Лагутин только вздохнул в ответ.
– Кстати, – сказал Диомидов, – вот я рассказываю сейчас и чувствую, что вы не до конца меня понимаете. А толковей не выходит. Ну вот хоть с этим эпизодом. Ни Пта, ни тем более я сам установки не покидали. Мы не могли этого сделать по одной простой причине. С того самого момента, как Пта включил высшую защиту, никого из участников опыта вроде и не существовало. Оставалось только понимание того, что я нахожусь в раздвоенном виде. Ни рук своих, ни ног, ни соседей, с которыми беседовал перед опытом, я не видел. Все было как во сне. Вроде ты присутствуешь при событиях, а вроде и нет тебя.
– Да, это трудно усвоить сразу, – сказал Лагутин, потирая лоб.

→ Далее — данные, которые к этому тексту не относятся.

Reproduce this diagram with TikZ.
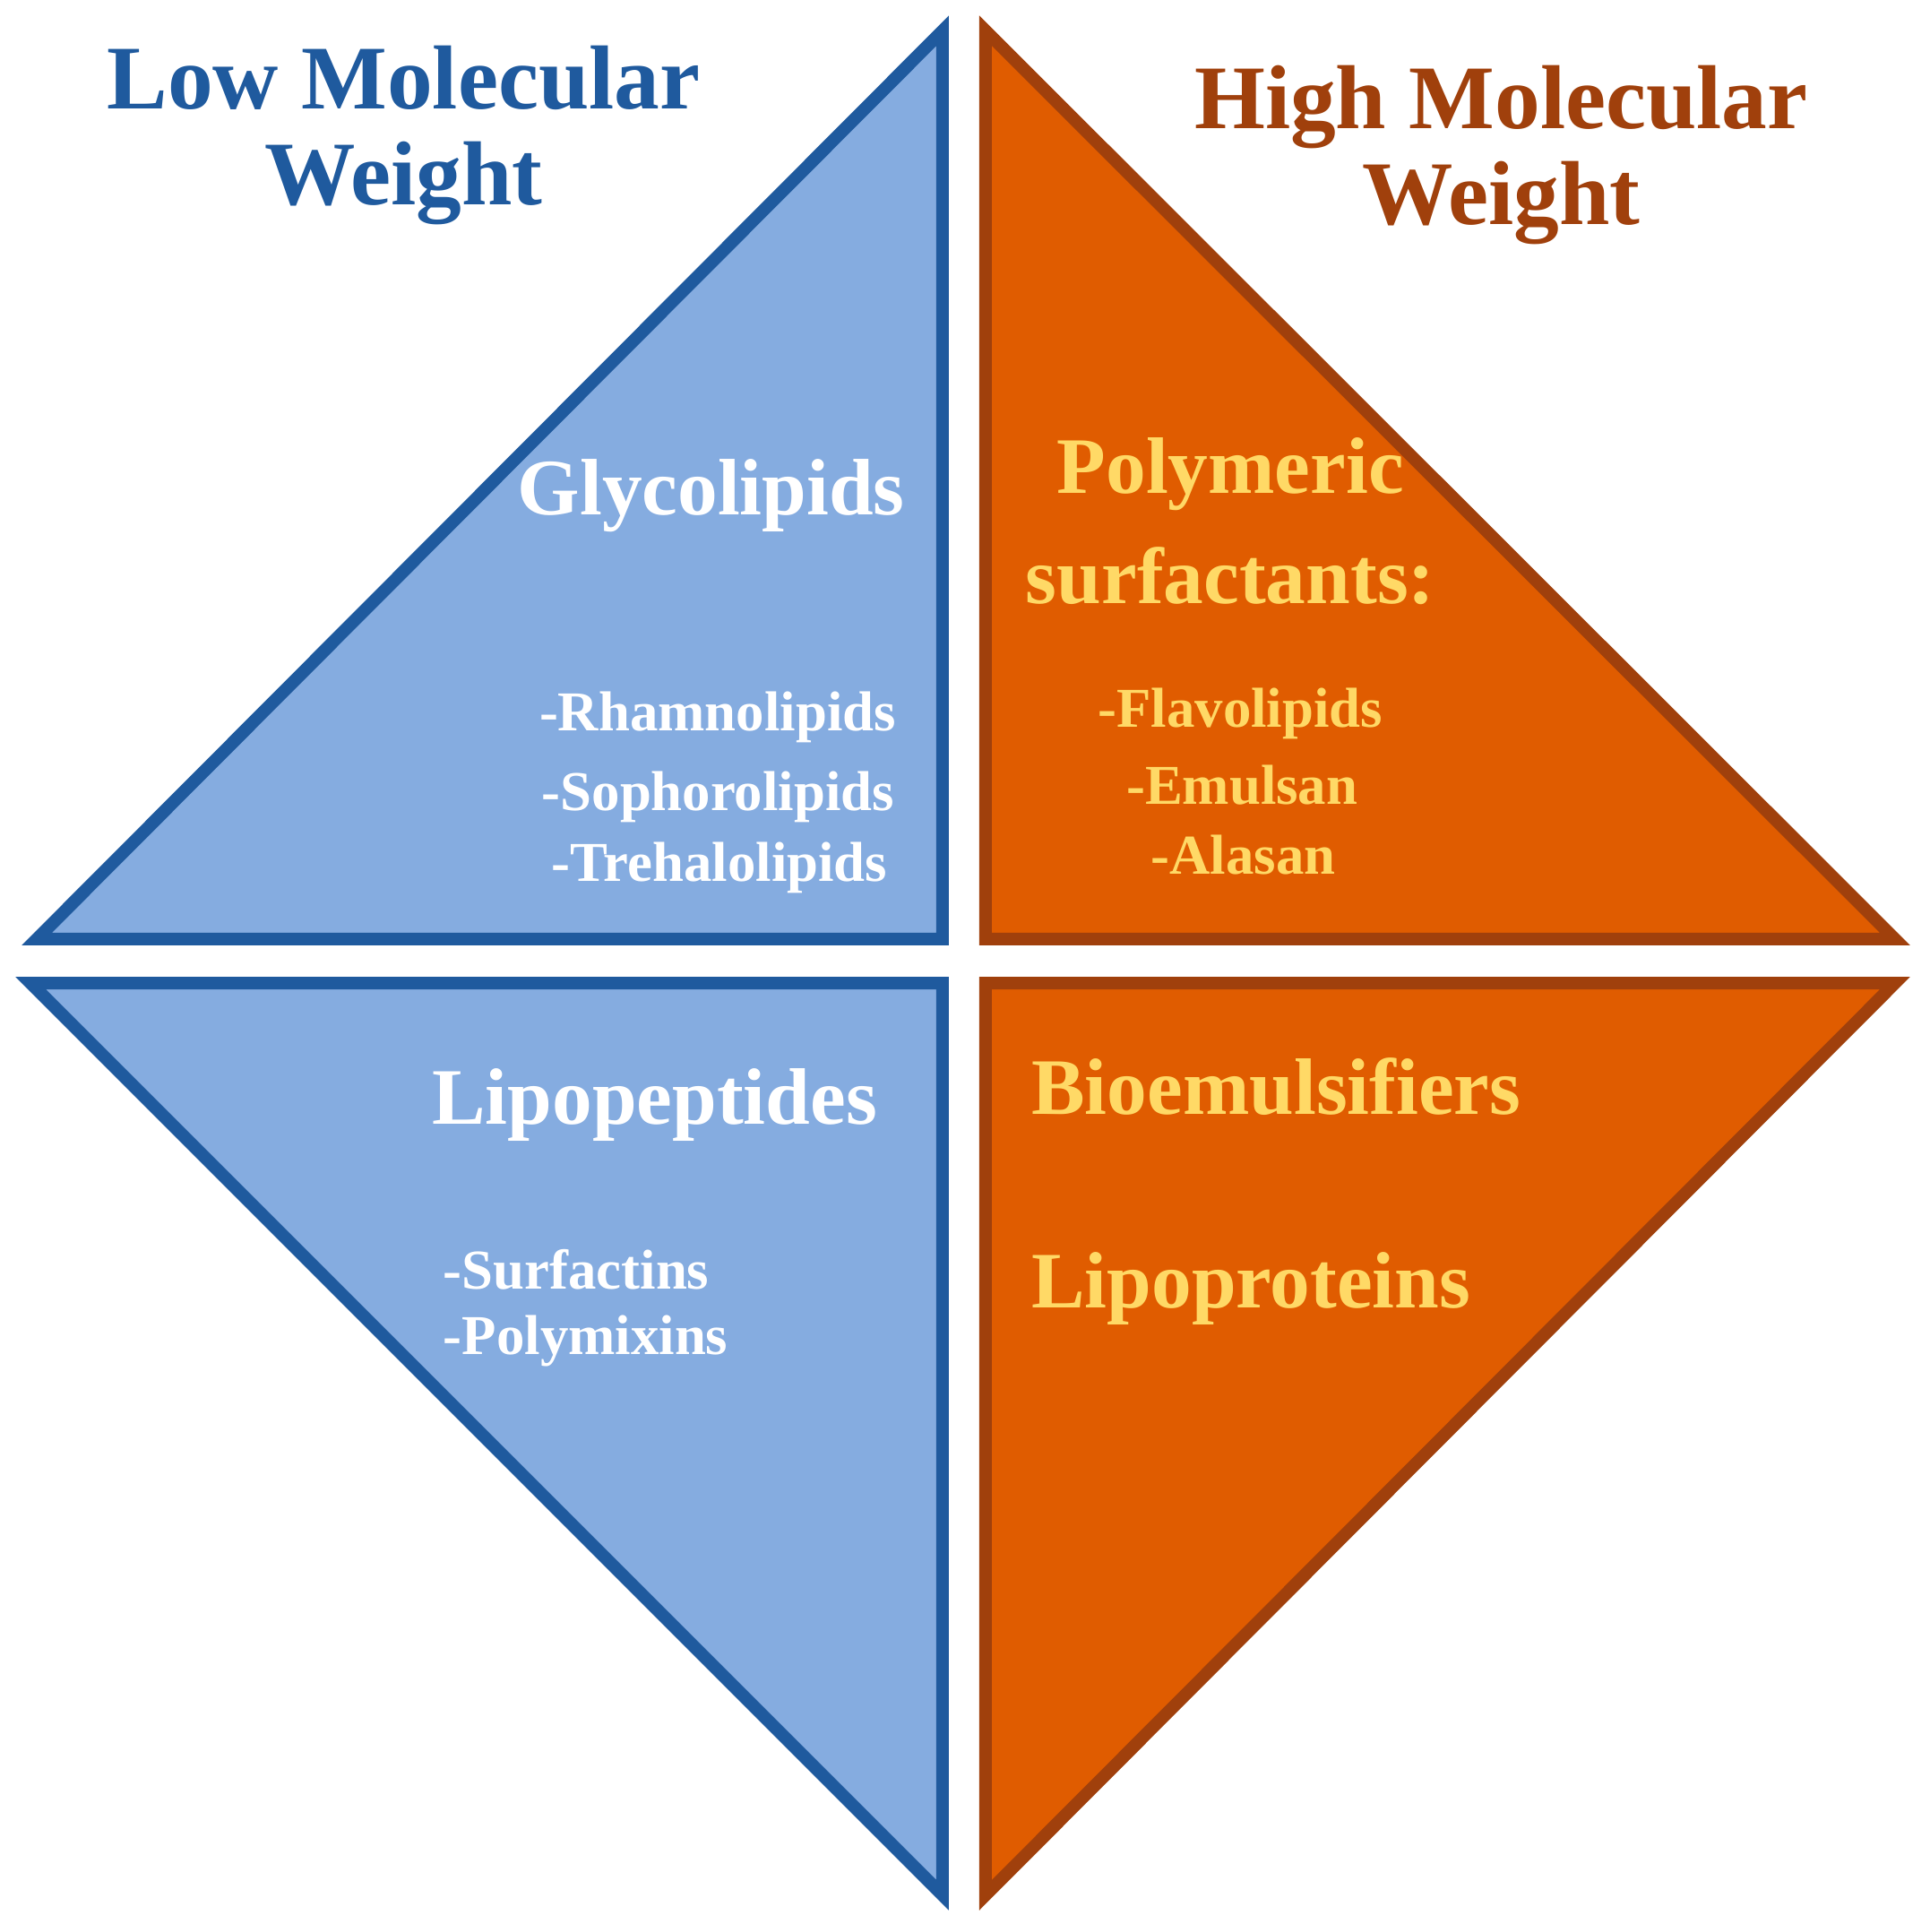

Ромашов и краснолицый врач молчали.
– Неужели вам кажется, – улыбнулся Диомидов, – что я лучше осведомлен? Конечно, будь на моем месте ученый, он, наверное, кое в чем разобрался бы. Но ведь еще не все потеряно. Эту штучку, – он взглянул на Ромашова, – наверное, уже извлекли из-под стены?

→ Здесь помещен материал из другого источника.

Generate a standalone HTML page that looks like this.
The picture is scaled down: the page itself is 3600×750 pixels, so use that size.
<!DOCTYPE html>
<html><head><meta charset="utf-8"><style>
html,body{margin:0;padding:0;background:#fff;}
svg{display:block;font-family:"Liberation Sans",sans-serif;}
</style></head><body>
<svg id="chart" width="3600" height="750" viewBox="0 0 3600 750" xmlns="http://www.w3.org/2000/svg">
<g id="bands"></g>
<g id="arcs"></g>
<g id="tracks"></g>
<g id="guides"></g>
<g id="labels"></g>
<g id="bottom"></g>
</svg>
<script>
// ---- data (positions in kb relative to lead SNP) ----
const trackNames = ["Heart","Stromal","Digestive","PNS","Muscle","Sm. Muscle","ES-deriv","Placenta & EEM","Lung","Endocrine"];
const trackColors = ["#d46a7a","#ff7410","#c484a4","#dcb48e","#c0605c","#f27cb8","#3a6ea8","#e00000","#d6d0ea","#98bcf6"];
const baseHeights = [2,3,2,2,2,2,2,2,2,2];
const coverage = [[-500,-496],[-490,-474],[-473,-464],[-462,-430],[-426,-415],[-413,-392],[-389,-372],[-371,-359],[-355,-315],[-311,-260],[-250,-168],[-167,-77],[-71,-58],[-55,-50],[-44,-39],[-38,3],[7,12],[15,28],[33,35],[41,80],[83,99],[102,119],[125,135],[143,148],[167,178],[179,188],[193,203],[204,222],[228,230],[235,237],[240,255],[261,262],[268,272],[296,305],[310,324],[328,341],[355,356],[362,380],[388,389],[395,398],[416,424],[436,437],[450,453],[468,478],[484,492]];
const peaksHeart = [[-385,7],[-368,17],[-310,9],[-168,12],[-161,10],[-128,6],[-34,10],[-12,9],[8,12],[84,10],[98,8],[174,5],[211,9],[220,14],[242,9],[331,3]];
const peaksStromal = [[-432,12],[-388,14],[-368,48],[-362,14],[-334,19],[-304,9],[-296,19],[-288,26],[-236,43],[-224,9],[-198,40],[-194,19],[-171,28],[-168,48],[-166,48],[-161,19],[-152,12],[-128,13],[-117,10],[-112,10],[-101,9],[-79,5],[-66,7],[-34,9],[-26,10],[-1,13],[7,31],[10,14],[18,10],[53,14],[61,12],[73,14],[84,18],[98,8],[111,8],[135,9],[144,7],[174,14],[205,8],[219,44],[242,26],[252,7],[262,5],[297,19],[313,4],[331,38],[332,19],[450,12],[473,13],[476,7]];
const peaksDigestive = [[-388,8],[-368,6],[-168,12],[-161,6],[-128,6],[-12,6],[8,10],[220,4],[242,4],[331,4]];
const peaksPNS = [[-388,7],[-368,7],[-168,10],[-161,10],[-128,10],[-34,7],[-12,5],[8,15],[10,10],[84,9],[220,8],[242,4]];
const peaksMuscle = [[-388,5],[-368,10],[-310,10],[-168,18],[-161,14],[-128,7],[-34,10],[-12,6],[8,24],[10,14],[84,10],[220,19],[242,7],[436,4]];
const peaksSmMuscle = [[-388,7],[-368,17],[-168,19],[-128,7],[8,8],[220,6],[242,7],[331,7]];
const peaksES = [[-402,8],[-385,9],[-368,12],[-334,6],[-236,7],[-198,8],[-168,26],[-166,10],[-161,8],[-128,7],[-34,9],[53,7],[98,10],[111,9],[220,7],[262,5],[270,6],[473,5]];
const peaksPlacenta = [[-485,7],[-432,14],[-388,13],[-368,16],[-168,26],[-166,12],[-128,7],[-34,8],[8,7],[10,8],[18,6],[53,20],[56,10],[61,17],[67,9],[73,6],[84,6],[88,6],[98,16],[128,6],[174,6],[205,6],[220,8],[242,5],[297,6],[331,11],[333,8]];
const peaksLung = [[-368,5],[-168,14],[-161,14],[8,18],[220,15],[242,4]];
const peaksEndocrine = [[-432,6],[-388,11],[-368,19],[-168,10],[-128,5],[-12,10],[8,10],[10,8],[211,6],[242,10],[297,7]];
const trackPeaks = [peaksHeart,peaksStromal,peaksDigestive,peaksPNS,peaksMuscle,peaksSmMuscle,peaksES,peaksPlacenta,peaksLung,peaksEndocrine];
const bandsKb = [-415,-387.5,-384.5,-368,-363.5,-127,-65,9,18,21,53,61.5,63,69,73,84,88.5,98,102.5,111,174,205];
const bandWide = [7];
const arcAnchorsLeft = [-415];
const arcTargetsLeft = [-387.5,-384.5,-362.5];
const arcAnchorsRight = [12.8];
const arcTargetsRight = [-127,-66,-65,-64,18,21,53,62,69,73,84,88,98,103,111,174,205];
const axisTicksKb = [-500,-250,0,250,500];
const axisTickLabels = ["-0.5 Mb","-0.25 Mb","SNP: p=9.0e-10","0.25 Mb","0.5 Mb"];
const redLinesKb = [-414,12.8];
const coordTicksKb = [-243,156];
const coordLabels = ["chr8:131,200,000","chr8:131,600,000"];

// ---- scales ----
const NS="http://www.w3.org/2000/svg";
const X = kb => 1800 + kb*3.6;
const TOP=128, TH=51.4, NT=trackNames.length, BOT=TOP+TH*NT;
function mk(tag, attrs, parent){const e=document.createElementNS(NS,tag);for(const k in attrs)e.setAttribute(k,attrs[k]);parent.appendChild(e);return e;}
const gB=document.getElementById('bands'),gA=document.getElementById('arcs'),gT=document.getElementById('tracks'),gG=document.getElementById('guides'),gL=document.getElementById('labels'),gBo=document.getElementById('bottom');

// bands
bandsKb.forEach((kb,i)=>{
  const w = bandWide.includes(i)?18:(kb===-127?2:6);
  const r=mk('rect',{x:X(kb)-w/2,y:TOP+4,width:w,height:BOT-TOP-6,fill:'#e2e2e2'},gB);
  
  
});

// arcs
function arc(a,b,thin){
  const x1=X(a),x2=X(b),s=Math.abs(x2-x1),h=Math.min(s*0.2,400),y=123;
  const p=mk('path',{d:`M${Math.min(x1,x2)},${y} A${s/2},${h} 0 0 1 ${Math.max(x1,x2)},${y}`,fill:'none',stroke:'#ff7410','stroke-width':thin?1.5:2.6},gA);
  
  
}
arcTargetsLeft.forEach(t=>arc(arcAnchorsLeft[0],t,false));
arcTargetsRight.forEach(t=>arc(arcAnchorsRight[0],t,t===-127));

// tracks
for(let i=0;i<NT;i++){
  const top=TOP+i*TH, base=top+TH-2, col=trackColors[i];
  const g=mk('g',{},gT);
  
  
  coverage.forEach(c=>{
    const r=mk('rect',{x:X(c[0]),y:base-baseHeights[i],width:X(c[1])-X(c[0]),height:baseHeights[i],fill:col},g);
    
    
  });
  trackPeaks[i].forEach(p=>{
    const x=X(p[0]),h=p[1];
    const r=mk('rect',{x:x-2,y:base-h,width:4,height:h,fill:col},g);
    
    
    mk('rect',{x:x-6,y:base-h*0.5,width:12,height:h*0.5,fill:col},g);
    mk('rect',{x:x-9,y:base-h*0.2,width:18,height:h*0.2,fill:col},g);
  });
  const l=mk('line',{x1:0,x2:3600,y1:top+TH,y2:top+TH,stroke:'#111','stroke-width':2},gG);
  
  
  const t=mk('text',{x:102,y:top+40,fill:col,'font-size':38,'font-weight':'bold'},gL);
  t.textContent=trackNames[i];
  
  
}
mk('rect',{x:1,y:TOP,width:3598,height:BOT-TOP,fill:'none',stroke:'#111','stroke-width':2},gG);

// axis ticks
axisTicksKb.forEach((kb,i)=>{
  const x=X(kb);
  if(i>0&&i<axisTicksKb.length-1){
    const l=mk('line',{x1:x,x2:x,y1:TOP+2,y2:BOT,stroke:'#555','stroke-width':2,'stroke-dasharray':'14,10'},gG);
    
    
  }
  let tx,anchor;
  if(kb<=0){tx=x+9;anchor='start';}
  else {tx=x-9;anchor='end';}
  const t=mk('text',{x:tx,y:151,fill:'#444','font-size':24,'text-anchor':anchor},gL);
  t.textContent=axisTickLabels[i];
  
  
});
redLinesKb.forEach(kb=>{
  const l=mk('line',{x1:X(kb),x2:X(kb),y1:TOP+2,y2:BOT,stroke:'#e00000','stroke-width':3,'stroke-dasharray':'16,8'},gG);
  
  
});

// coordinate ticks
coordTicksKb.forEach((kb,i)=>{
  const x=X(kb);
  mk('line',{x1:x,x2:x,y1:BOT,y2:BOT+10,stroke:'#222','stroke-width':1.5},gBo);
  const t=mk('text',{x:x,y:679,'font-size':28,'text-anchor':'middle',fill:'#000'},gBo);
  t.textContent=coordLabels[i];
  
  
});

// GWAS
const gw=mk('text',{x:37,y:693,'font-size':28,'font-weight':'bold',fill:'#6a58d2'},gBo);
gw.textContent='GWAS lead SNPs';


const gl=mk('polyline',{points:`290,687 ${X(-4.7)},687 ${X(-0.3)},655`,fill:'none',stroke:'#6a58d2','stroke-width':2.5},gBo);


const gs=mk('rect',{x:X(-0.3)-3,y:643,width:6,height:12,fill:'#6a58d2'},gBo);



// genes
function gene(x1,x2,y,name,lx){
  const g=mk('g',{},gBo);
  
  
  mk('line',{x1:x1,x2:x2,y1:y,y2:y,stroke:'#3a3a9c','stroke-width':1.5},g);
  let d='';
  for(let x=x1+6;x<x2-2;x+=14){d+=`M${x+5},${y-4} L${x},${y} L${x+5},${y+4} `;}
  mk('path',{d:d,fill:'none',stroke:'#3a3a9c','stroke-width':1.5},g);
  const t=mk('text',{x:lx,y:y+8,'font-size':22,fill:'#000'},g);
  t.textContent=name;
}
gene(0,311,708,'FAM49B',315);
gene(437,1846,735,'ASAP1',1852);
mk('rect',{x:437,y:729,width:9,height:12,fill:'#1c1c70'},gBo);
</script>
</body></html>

Ромашов кивнул, сказал, что он сейчас пойдет звонить.
– А вас я позвал, – сказал Диомидов Лагутину, – вот почему. Я видел фиолетовых чудовищ, наделавших шуму в мире. Да. Только вот в чем дело. Они не были тогда чудовищами. Словом, лучше по порядку. Удивлять так удивлять. Короче говоря, когда защита растворилась и мы, не подберу другого слова, возникли из небытия, я, или Пта, как хотите, отдал команду приступать к исследованиям. В чем они заключались, сказать могу только в общих чертах. Из установки никто не вышел на поверхность планеты. Наш шар ощетинился датчиками, загудели какие-то машины. Ко мне один за другим стали подходить кошколюди с результатами анализов атмосферы, почвы, растений – словом, всего, что нас окружало. Не понимаю, как я воспринимал это, но помню отчетливо одну мысль об адаптации. О необходимости адаптации, приспособления к новым условиям, в которых мы очутились.
– Разве это было не на Земле? – вырвалось у Лагутина.
– Не знаю, – сказал Диомидов. – Хотя постойте. Конечно, на Земле. Ведь тросточка-то сейчас на Земле… И потом… Впрочем, я все время был уверен, что нахожусь на Земле. Ну бог с ним. Уже немного осталось рассказать. Об этой самой адаптации. Несколько часов Пта обрабатывал данные на какой-то странной машине с экраном. На нем все время держалось изображение, которое неуловимо менялось. Сначала это был кошкочеловек, а под конец… Как вы думаете?
– Фиолетовая обезьяна, – быстро сказал Лагутин.